Information provided ::
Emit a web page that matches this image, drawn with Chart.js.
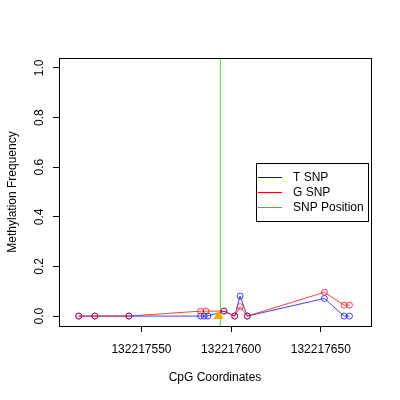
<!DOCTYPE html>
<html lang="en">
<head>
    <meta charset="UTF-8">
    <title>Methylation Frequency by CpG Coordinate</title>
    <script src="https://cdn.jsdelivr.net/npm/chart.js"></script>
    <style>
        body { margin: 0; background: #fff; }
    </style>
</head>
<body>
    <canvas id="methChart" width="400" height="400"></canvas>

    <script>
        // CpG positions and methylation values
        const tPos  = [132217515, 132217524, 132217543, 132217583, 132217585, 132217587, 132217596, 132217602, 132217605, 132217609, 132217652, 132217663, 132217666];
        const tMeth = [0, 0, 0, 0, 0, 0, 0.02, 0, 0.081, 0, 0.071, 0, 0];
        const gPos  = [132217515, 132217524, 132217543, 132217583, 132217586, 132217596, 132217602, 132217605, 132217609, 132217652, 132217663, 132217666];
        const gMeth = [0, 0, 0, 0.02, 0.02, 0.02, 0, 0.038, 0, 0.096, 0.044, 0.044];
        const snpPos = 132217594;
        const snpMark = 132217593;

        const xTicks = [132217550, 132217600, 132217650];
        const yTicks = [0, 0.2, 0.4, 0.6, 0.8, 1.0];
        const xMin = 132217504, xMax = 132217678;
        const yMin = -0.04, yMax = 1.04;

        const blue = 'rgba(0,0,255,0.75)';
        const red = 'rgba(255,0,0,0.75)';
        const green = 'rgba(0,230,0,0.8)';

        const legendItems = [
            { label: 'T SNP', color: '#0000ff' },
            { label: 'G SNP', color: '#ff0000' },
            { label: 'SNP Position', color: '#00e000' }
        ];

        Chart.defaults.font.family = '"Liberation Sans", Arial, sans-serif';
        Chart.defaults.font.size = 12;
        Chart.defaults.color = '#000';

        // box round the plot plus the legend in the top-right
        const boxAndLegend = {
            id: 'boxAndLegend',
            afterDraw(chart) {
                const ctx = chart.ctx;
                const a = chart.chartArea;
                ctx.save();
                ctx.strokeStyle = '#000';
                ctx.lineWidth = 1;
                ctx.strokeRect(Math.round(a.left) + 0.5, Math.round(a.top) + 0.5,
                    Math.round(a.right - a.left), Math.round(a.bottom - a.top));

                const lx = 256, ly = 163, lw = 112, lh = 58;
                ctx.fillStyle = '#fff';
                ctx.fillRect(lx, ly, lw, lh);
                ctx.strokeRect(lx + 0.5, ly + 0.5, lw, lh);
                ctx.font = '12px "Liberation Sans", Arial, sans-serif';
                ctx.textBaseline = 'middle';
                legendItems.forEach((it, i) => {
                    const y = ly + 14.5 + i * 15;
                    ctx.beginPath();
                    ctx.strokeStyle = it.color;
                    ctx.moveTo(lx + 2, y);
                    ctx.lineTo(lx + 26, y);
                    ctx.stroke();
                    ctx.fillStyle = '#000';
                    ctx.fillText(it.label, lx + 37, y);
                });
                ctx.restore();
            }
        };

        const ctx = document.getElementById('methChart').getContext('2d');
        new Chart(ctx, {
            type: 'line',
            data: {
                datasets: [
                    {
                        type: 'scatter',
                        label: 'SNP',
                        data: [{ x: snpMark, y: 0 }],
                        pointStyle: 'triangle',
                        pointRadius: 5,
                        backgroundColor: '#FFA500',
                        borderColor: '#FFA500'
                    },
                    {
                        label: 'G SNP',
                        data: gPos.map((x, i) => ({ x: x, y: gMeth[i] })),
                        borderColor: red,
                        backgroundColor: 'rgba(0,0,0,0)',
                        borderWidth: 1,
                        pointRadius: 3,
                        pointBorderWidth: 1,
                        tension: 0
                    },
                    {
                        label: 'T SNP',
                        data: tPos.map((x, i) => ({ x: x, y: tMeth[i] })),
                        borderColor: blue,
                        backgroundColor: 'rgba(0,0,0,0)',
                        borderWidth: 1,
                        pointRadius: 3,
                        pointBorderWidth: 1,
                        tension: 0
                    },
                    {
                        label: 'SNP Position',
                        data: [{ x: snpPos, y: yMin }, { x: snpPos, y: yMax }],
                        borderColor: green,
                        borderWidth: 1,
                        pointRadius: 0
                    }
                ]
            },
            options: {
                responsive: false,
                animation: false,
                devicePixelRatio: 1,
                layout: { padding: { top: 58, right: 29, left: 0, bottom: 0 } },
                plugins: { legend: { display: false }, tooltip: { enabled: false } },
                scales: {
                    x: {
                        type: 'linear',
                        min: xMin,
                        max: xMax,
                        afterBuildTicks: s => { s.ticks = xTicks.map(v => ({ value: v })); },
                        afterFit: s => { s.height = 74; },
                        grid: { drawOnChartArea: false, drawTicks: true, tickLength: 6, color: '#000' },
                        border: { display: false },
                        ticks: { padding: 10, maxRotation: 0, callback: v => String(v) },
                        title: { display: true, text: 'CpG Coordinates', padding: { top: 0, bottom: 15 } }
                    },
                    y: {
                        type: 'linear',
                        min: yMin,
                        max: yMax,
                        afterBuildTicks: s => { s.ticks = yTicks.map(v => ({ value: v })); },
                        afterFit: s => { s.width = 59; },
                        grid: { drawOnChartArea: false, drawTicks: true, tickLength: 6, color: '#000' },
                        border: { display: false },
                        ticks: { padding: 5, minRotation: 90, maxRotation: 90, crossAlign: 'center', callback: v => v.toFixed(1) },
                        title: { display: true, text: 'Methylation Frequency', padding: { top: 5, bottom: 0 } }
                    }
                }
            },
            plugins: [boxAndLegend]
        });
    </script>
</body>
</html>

Task statement :: Copy out all of the material exactly as written, without its pictures.

Finished exercise ::
Emit a web page that matches this image, drawn with Chart.js.
<!DOCTYPE html>
<html lang="en">
<head>
    <meta charset="UTF-8">
    <title>Methylation Frequency by CpG Coordinate</title>
    <script src="https://cdn.jsdelivr.net/npm/chart.js"></script>
    <style>
        body { margin: 0; background: #fff; }
    </style>
</head>
<body>
    <canvas id="methChart" width="400" height="400"></canvas>

    <script>
        // CpG positions and methylation values
        const tPos  = [132217515, 132217524, 132217543, 132217583, 132217585, 132217587, 132217596, 132217602, 132217605, 132217609, 132217652, 132217663, 132217666];
        const tMeth = [0, 0, 0, 0, 0, 0, 0.02, 0, 0.081, 0, 0.071, 0, 0];
        const gPos  = [132217515, 132217524, 132217543, 132217583, 132217586, 132217596, 132217602, 132217605, 132217609, 132217652, 132217663, 132217666];
        const gMeth = [0, 0, 0, 0.02, 0.02, 0.02, 0, 0.038, 0, 0.096, 0.044, 0.044];
        const snpPos = 132217594;
        const snpMark = 132217593;

        const xTicks = [132217550, 132217600, 132217650];
        const yTicks = [0, 0.2, 0.4, 0.6, 0.8, 1.0];
        const xMin = 132217504, xMax = 132217678;
        const yMin = -0.04, yMax = 1.04;

        const blue = 'rgba(0,0,255,0.75)';
        const red = 'rgba(255,0,0,0.75)';
        const green = 'rgba(0,230,0,0.8)';

        const legendItems = [
            { label: 'T SNP', color: '#0000ff' },
            { label: 'G SNP', color: '#ff0000' },
            { label: 'SNP Position', color: '#00e000' }
        ];

        Chart.defaults.font.family = '"Liberation Sans", Arial, sans-serif';
        Chart.defaults.font.size = 12;
        Chart.defaults.color = '#000';

        // box round the plot plus the legend in the top-right
        const boxAndLegend = {
            id: 'boxAndLegend',
            afterDraw(chart) {
                const ctx = chart.ctx;
                const a = chart.chartArea;
                ctx.save();
                ctx.strokeStyle = '#000';
                ctx.lineWidth = 1;
                ctx.strokeRect(Math.round(a.left) + 0.5, Math.round(a.top) + 0.5,
                    Math.round(a.right - a.left), Math.round(a.bottom - a.top));

                const lx = 256, ly = 163, lw = 112, lh = 58;
                ctx.fillStyle = '#fff';
                ctx.fillRect(lx, ly, lw, lh);
                ctx.strokeRect(lx + 0.5, ly + 0.5, lw, lh);
                ctx.font = '12px "Liberation Sans", Arial, sans-serif';
                ctx.textBaseline = 'middle';
                legendItems.forEach((it, i) => {
                    const y = ly + 14.5 + i * 15;
                    ctx.beginPath();
                    ctx.strokeStyle = it.color;
                    ctx.moveTo(lx + 2, y);
                    ctx.lineTo(lx + 26, y);
                    ctx.stroke();
                    ctx.fillStyle = '#000';
                    ctx.fillText(it.label, lx + 37, y);
                });
                ctx.restore();
            }
        };

        const ctx = document.getElementById('methChart').getContext('2d');
        new Chart(ctx, {
            type: 'line',
            data: {
                datasets: [
                    {
                        type: 'scatter',
                        label: 'SNP',
                        data: [{ x: snpMark, y: 0 }],
                        pointStyle: 'triangle',
                        pointRadius: 5,
                        backgroundColor: '#FFA500',
                        borderColor: '#FFA500'
                    },
                    {
                        label: 'G SNP',
                        data: gPos.map((x, i) => ({ x: x, y: gMeth[i] })),
                        borderColor: red,
                        backgroundColor: 'rgba(0,0,0,0)',
                        borderWidth: 1,
                        pointRadius: 3,
                        pointBorderWidth: 1,
                        tension: 0
                    },
                    {
                        label: 'T SNP',
                        data: tPos.map((x, i) => ({ x: x, y: tMeth[i] })),
                        borderColor: blue,
                        backgroundColor: 'rgba(0,0,0,0)',
                        borderWidth: 1,
                        pointRadius: 3,
                        pointBorderWidth: 1,
                        tension: 0
                    },
                    {
                        label: 'SNP Position',
                        data: [{ x: snpPos, y: yMin }, { x: snpPos, y: yMax }],
                        borderColor: green,
                        borderWidth: 1,
                        pointRadius: 0
                    }
                ]
            },
            options: {
                responsive: false,
                animation: false,
                devicePixelRatio: 1,
                layout: { padding: { top: 58, right: 29, left: 0, bottom: 0 } },
                plugins: { legend: { display: false }, tooltip: { enabled: false } },
                scales: {
                    x: {
                        type: 'linear',
                        min: xMin,
                        max: xMax,
                        afterBuildTicks: s => { s.ticks = xTicks.map(v => ({ value: v })); },
                        afterFit: s => { s.height = 74; },
                        grid: { drawOnChartArea: false, drawTicks: true, tickLength: 6, color: '#000' },
                        border: { display: false },
                        ticks: { padding: 10, maxRotation: 0, callback: v => String(v) },
                        title: { display: true, text: 'CpG Coordinates', padding: { top: 0, bottom: 15 } }
                    },
                    y: {
                        type: 'linear',
                        min: yMin,
                        max: yMax,
                        afterBuildTicks: s => { s.ticks = yTicks.map(v => ({ value: v })); },
                        afterFit: s => { s.width = 59; },
                        grid: { drawOnChartArea: false, drawTicks: true, tickLength: 6, color: '#000' },
                        border: { display: false },
                        ticks: { padding: 5, minRotation: 90, maxRotation: 90, crossAlign: 'center', callback: v => v.toFixed(1) },
                        title: { display: true, text: 'Methylation Frequency', padding: { top: 5, bottom: 0 } }
                    }
                }
            },
            plugins: [boxAndLegend]
        });
    </script>
</body>
</html>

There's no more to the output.